NEW YORK (FOX 5 NEWS) - Ticks are already active and out in full force in the New York area, including Long Island. This could be a bad tick season, so you need to protect yourself and your family.
Pulling white flannel across a grassy area to find ticks that cling to the fabric is known as "dragging." It allows researchers to learn what populations are in the area and what stages the ticks are in.
"We have the dog tick, the lone star tick, which is actually the most numerous overall, and then we have the deer tick or the blacklegged tick, which is the same thing," said Dr. Tamson Yeh of Cornell Cooperative Extension for Suffolk County. "The blacklegged or deer tick is the one that people are most frightened of because that's the one that carries Lyme disease."

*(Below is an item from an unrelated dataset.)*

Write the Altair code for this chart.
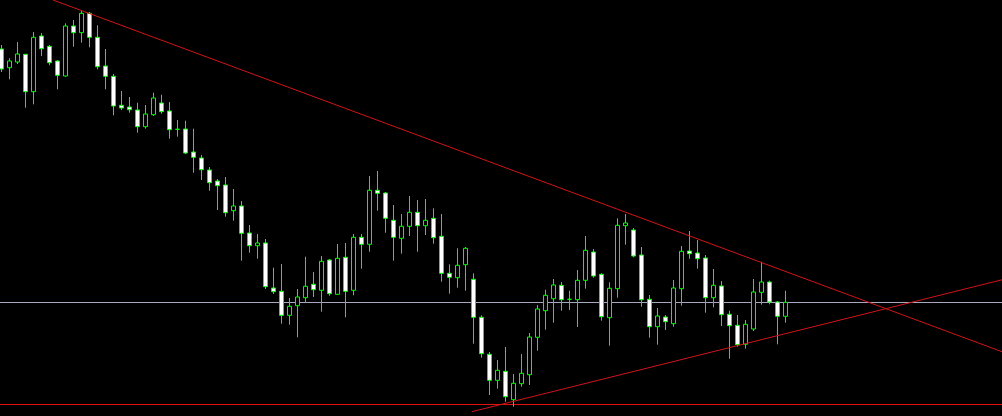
import altair as alt
import pandas as pd

opens = [49, 67.7, 62, 54.3, 91.7, 36, 46.3, 61, 76, 26,
         32.7, 13.3, 37.3, 66, 76.3, 105.3, 107, 110, 126.7, 114.7,
         103, 111, 129.3, 129, 152, 158, 170, 181, 185, 210.7,
         206, 233, 245.7, 243, 288, 291.3, 315.3, 305.7, 297.7, 284.3,
         290.3, 260, 294.3, 257.3, 290.3, 237.3, 244.3, 190.3, 193, 220.3,
         238.3, 226.3, 212.3, 225.7, 218.3, 236.3, 273.3, 277.7, 264.7, 279.3,
         317.3, 354.3, 380.3, 371.3, 399.7, 383.7, 374.7, 337.3, 310.7, 298.7,
         285.3, 299.3, 299.7, 280.3, 252, 274.3, 317.7, 288.7, 225.7, 230,
         255, 299.3, 326.7, 317, 323.7, 288.7, 251, 253, 258, 297.7,
         286, 314.3, 325.3, 344.3, 329, 292.3, 282, 302, 316.3]
highs = [45, 58.3, 42, 54, 32, 33, 45, 60, 23.3, 20,
         10, 12, 25.3, 49, 74, 91, 97, 102.7, 105, 92.7,
         94.7, 102, 120, 120.7, 128.7, 155, 167, 179, 177, 189,
         201, 225, 234, 239, 267.7, 264, 298, 289, 256.7, 272,
         256, 259, 244, 243, 234, 234, 176, 171, 192, 205,
         214, 196, 200, 199, 208.3, 214, 264.3, 248.3, 247, 273.3,
         315.3, 352, 360, 347, 374, 354, 333, 305, 289.7, 279,
         282, 290.7, 270, 236, 249, 273.3, 282.3, 218.3, 214, 228,
         247, 295, 308, 315, 280, 246, 231, 240, 255, 269,
         281, 310.7, 315, 320, 279, 261.7, 280.7, 301, 290.7]
lows = [72, 79.3, 64, 107.7, 104.3, 56, 65.3, 89.3, 76.7, 46.7,
        42.7, 47.3, 69.3, 89.3, 115.3, 110, 112.7, 132.7, 128.7, 116,
        113.7, 138.7, 136.7, 154, 172.7, 180, 190.7, 210, 216.7, 220.7,
        260.7, 252.7, 258.7, 289, 294, 323.7, 324.7, 337.3, 302.7, 297,
        311.7, 295.7, 295, 317.3, 295.3, 268.7, 251.7, 210.7, 232.7, 260.7,
        253.7, 236, 251.7, 235, 243.7, 281.7, 293.7, 287.7, 290.7, 343.7,
        357.7, 395, 388.7, 401.7, 406.7, 386.7, 385, 350.7, 329.7, 322.7,
        310.7, 310, 327, 288.7, 277.7, 320.7, 345.7, 297.7, 244.7, 257.3,
        306.7, 337.7, 344.7, 330, 326.7, 305.7, 258.7, 268.7, 312.7, 307.3,
        326, 358.7, 346.7, 348.7, 331, 304.7, 304.3, 344.3, 322.7]
closes = [69, 61, 54, 91.7, 37.3, 48.7, 62.7, 75.3, 26, 32.7,
          13.3, 37.3, 66.7, 76.3, 106, 108, 109.7, 126.7, 114, 98,
          111.7, 129.7, 129.3, 153, 157.3, 169.7, 182.7, 185.7, 212.7, 206,
          233.3, 245.7, 243, 286.7, 291.7, 315.3, 306.3, 297, 286.3, 289.7,
          261.3, 293.7, 258.3, 291.3, 237.3, 244.3, 190.3, 193.3, 218.3, 237.3,
          226.3, 212.3, 225.7, 220.3, 237.7, 273.3, 277.3, 265.3, 248.3, 317.3,
          353.7, 380.3, 370.3, 396.7, 383.3, 373.3, 337, 309, 295.3, 285,
          299.7, 299.3, 280.3, 250.3, 276, 316.7, 288.3, 225.3, 223, 256,
          299.7, 326.7, 316, 321.7, 288, 251.3, 253.7, 258.7, 297.7, 285.3,
          314.7, 325.7, 344.7, 324.3, 292, 282, 302, 316.3, 302.3]

# Drawn objects (bar index, value)
upper_trend_x = [6.44, 125.06]
upper_trend_y = [0, 351.7]
lower_trend_x = [58.8, 125.06]
lower_trend_y = [411.7, 279.8]
red_level = 404.5
gray_level = 302.5

GREEN = "#00ff00"
RED = "#e01010"
GRAY = "#a8a8c0"

n = len(opens)
df = pd.DataFrame({
    "i": list(range(n)),
    "open": opens, "high": highs, "low": lows, "close": closes,
})
df["top"] = df[["open", "close"]].min(axis=1)
df["bot"] = df[["open", "close"]].max(axis=1)
df["bear"] = df["close"] > df["open"]
df["x0"] = df["i"] - 0.25
df["x1"] = df["i"] + 0.25

xs = alt.Scale(domain=[-0.1875, 125.0625], nice=False, zero=False)
ys = alt.Scale(domain=[416, 0], nice=False, zero=False)
noax = None

base = alt.Chart(df)

wicks = base.mark_rule(color=GREEN, strokeWidth=1).encode(
    x=alt.X("i:Q", scale=xs, axis=noax),
    y=alt.Y("high:Q", scale=ys, axis=noax),
    y2="low:Q",
)

bodies = base.mark_rect(stroke=GREEN, strokeWidth=1).encode(
    x=alt.X("x0:Q", scale=xs, axis=noax),
    x2="x1:Q",
    y=alt.Y("top:Q", scale=ys, axis=noax),
    y2="bot:Q",
    fill=alt.condition("datum.bear", alt.value("#ffffff"), alt.value("#000000")),
)

levels = pd.DataFrame({"lvl": [red_level, gray_level], "c": [RED, GRAY]})
hlines = alt.Chart(levels).mark_rule(strokeWidth=1).encode(
    y=alt.Y("lvl:Q", scale=ys, axis=noax),
    color=alt.Color("c:N", scale=None, legend=None),
)

trend_df = pd.DataFrame({
    "x": upper_trend_x + lower_trend_x,
    "y": upper_trend_y + lower_trend_y,
    "name": ["upper", "upper", "lower", "lower"],
})
trends = alt.Chart(trend_df).mark_line(color="#d01515", strokeWidth=1, clip=True).encode(
    x=alt.X("x:Q", scale=xs, axis=noax),
    y=alt.Y("y:Q", scale=ys, axis=noax),
    detail="name:N",
)

chart = alt.layer(hlines, wicks, bodies, trends).properties(
    width=1002, height=416, padding=0, background="#000000",
    autosize=alt.AutoSizeParams(type="none"),
).configure_view(stroke=None)

chart.save("out.html", embed_options={"renderer": "svg", "actions": False})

Dr. Yeh, a pest management specialist, said it is too early to officially predict this year's tick season. While some scientists attribute an increase to mice eating the abundance of acorns, Yeh said recent moisture and rain is exactly what the deer tick prefers. Preventing tick bites is key.
About 300,000 cases of Lyme disease are diagnosed annually in the United States. The majority of cases are in 14 states, including New York. Doctors recommend testing for the disease if you've been in a wooded area and have symptoms.
"The tick has to be attached generally for an extended period of time before it will transmit the infection," said Dr. Janice Verley of Nassau University Medical Center. "That's thought to be 36 to 48 hours."
Doctors say that ticks can spread more than Lyme disease; they can transmit bacterial, viral, and protozoal pathogens.
Dr. Yeh spotted a lone star nymph the size of a pin on the cloth. Once it has a blood meal it will become an adult.
"Ticks can't live in trees, they don't drop out of trees on you, but they do walk very quickly up to your head or ear area because if you're a grazing animal, that's the warm area," Dr. Yeh said. "So mostly they're moved around, the lone stars, by deer."
When it comes to protecting your property, cedar oil has shown to act as an organic deterrent. Wear long sleeves and thoroughly check yourself and any pets after walking through the woods.